Ageing is often viewed negatively and as a low priority in health care, policy and government. Efforts to address the challenges of an ageing population have been done haphazardly and inefficiently, in isolation or in competition and with duplication of effort. It has been widely acknowledged that current systems are not designed to provide optimal support for older people.
Working as a strategic partnership, we are combining resources and expertise to influence policy and practice in Victoria and beyond for the benefit of older people.
Research is currently funded by financial contributions from the partner organisations, philanthropy, donations and the Victorian Government. MARC is managed by NARI, a centre of excellence in ageing research. We are particularly grateful to the JO & JR Wicking Trust for agreeing to support this Collaboration for the next five years.

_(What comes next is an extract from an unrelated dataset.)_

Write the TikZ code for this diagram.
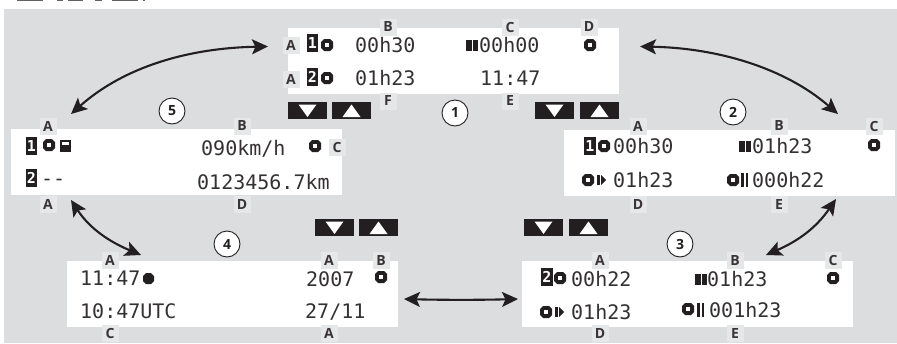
\documentclass[tikz,border=0pt]{standalone}
\usepackage{fontspec}
\usetikzlibrary{arrows.meta}
\newfontfamily\lcdfont{DejaVu Sans Mono}
\newfontfamily\labfont{Open Sans}
\definecolor{panelbg}{HTML}{DCDDDF}
\definecolor{labbg}{HTML}{E6E7E8}
\definecolor{inkc}{HTML}{231F20}
\tikzset{
  x=1pt,y=-1pt,
  screen/.style={fill=white,draw=none},
  lcd/.style={anchor=base west,inner sep=0pt,font=\lcdfont\fontsize{20}{20}\selectfont,text=inkc!92!white},
  lab/.style={fill=labbg,minimum width=17pt,minimum height=17pt,inner sep=0pt,font=\labfont\bfseries\fontsize{14}{14}\selectfont,text=inkc!90!white},
  inv/.style={fill=inkc,text=white,minimum width=11.5pt,minimum height=18pt,inner sep=0pt,font=\lcdfont\bfseries\fontsize{15}{15}\selectfont},
  numc/.style={circle,draw=inkc,line width=0.9pt,fill=white,minimum size=26pt,inner sep=0pt,font=\labfont\bfseries\fontsize{14}{14}\selectfont,text=inkc},
  twoway/.style={{Stealth[length=16pt,width=15pt,inset=3.5pt]}-{Stealth[length=16pt,width=15pt,inset=3.5pt]},line width=2.1pt,draw=inkc},
  tacho/.pic={\fill[inkc] (-3,-6) -- (3,-6) -- (6,-3) -- (6,3) -- (3,6) -- (-3,6) -- (-6,3) -- (-6,-3) -- cycle; \fill[white] (-2.2,-2.2) rectangle (2.2,2.2);},
  bar/.pic={\fill[inkc] (0,-5.5) rectangle (5.5,5.5); \fill[inkc] (7,-5.5) rectangle (12,5.5);},
  dbar/.pic={\fill[inkc] (0,-7) rectangle (2.5,7); \fill[inkc] (4.5,-7) rectangle (7,7);},
  play/.pic={\fill[inkc] (0,-5) rectangle (2.5,5); \fill[inkc] (4,-5) -- (9,0) -- (4,5) -- cycle;},
  card/.pic={\fill[inkc] (0,0) rectangle (11,12); \fill[white] (2,2) rectangle (9,5);},
  downbtn/.pic={\fill[inkc] (0,0) rectangle (39,17); \fill[white] (10.5,2.5) -- (28.5,2.5) -- (19.5,15) -- cycle;},
  upbtn/.pic={\fill[inkc] (0,0) rectangle (39,17); \fill[white] (10.5,15) -- (28.5,15) -- (19.5,2.5) -- cycle;},
}
\begin{document}
\begin{tikzpicture}
\useasboundingbox (0,0) rectangle (897,343);
\fill[panelbg] (4,9) rectangle (897,343);
% clipped remnant along the top edge
\foreach \xa/\xb in {17/43,57/63,68/83,95/102,112/138,143/145}
  {\fill[inkc!70!white] (\xa,0) rectangle (\xb,1.3);}
% screens
\fill[screen] (288,28) rectangle (619,94);
\fill[screen] (11,129) rectangle (342,195);
\fill[screen] (564,130) rectangle (895,196);
\fill[screen] (67,261) rectangle (398,327);
\fill[screen] (522,261) rectangle (853,327);
% buttons
\pic at (288,102) {downbtn}; \pic at (332,102) {upbtn};
\pic at (535,102) {downbtn}; \pic at (580,102) {upbtn};
\pic at (315,219) {downbtn}; \pic at (359,219) {upbtn};
\pic at (524,219) {downbtn}; \pic at (569,219) {upbtn};
% step numbers
\node[numc] (n1) at (455,113) {1};
\node[numc] (n2) at (733,112) {2};
\node[numc] (n3) at (680,244) {3};
\node[numc] (n4) at (227,244) {4};
\node[numc] (n5) at (172,111) {5};
% screen 1
\node[inv] (a1) at (312.5,43) {1};
\pic at (327,45) {tacho};
\node[lcd] (a2) at (355,52) {00h30};
\pic at (466,45) {bar};
\node[lcd] (a3) at (479,52) {00h00};
\pic at (590,45) {tacho};
\node[inv] (a4) at (312.5,77) {2};
\pic at (327,78) {tacho};
\node[lcd] (a5) at (355,85) {01h23};
\node[lcd] (a6) at (480,85) {11:47};
% screen 5
\node[inv] (e1) at (31.5,146) {1};
\pic at (49,145) {tacho};
\pic at (60,140) {card};
\node[lcd] (e2) at (201,155) {090km/h};
\pic at (315,146) {tacho};
\node[inv] (e3) at (31.5,178) {2};
\node[lcd] (e4) at (41,185) {--};
\node[lcd] (e5) at (197,189) {0123456.7km};
% screen 2
\node[inv] (b1) at (590,146) {1};
\pic at (604,146) {tacho};
\node[lcd] (b2) at (613,153) {00h30};
\pic at (739,146) {bar};
\node[lcd] (b3) at (752,153) {01h23};
\pic at (874,145) {tacho};
\pic at (588,180) {tacho};
\pic at (597,180) {play};
\node[lcd] (b4) at (613,187) {01h23};
\pic at (733,180) {tacho};
\pic at (741,180) {dbar};
\node[lcd] (b5) at (752,187) {000h22};
% screen 3
\node[inv] (c1) at (547,277) {2};
\pic at (560,278) {tacho};
\node[lcd] (c2) at (571,286) {00h22};
\pic at (695,279) {bar};
\node[lcd] (c3) at (707,286) {01h23};
\pic at (833,278) {tacho};
\pic at (546,312) {tacho};
\pic at (555,312) {play};
\node[lcd] (c4) at (571,319) {01h23};
\pic at (688,309) {tacho};
\pic at (697,310) {dbar};
\node[lcd] (c5) at (709,317) {001h23};
% screen 4
\node[lcd] (d1) at (80,285) {11:47};
\fill[inkc] (146,273) -- (151,273) -- (154,276) -- (154,281) -- (151,284) -- (146,284) -- (143,281) -- (143,276) -- cycle;
\node[lcd] (d2) at (306,286) {2007};
\pic at (381,277) {tacho};
\node[lcd] (d3) at (80,318) {10:47UTC};
\node[lcd] (d4) at (305,318) {27/11};
% labels
\foreach \n/\t/\px/\py in {
 l1/B/388/27, l2/C/510/27, l3/D/589/27, l4/A/291/45, l5/A/291/79, l6/F/388/101, l7/E/510/101,
 l8/A/48/126, l9/B/242/126, l10/C/337/147, l11/A/48/204, l12/D/242/204,
 l13/A/638/126, l14/B/779/126, l15/C/874/126, l16/D/638/204, l17/E/779/204,
 l18/A/110/260, l19/A/329/260, l20/B/381/260, l21/C/110/333, l22/A/329/333,
 l23/A/600/260, l24/B/735/260, l25/C/833/260, l26/D/600/333, l27/E/735/333}
 {\node[lab] (\n) at (\px,\py) {\t};}
% connector ends
\coordinate (p1a) at (268,46.5);
\coordinate (p5a) at (71,114);
\coordinate (p1b) at (640,46.5);
\coordinate (p2a) at (838,114);
\coordinate (p2b) at (836,199);
\coordinate (p3a) at (766,255);
\coordinate (p5b) at (71,200);
\coordinate (p4a) at (141,255);
\coordinate (p4b) at (404,299);
\coordinate (p3b) at (518,299);
\draw[twoway] (p1a) .. controls (190,48) and (125,66) .. (p5a);
\draw[twoway] (p1b) .. controls (718,48) and (785,68) .. (p2a);
\draw[twoway] (p2b) .. controls (816,228) and (798,241) .. (p3a);
\draw[twoway] (p5b) .. controls (90,229) and (110,242) .. (p4a);
\draw[twoway] (p4b) .. controls (442,300) and (480,300) .. (p3b);
\end{tikzpicture}
\end{document}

By pooling knowledge and effort from experts in a diversity of areas, MARC can achieve better outcomes for older people by supporting their independence as long as possible, preventing problems commonly associated with ageing, and at the end of life, experience a good death. Our funds go towards coordinating collaborative research projects, facilitating educational events and hosting large public forums to bring ageing issues to the forefront and bridge the research –practice/policy divide.
MARC is formed from organisations that are key stakeholders in the field of ageing, across all settings and service types. This enables MARC to reach older people, 90,000 staff in partner organisations, community, university and government entities.
Since commencement in September 2014, MARC has become a formal collaboration with a governance structure, membership criteria and terms of reference adopted by all members. Collaborative projects addressing key issues affecting older people are underway and large public forums have been undertaken to share knowledge about ageing. Our initial activities have already led to practice change, but there is still more to do.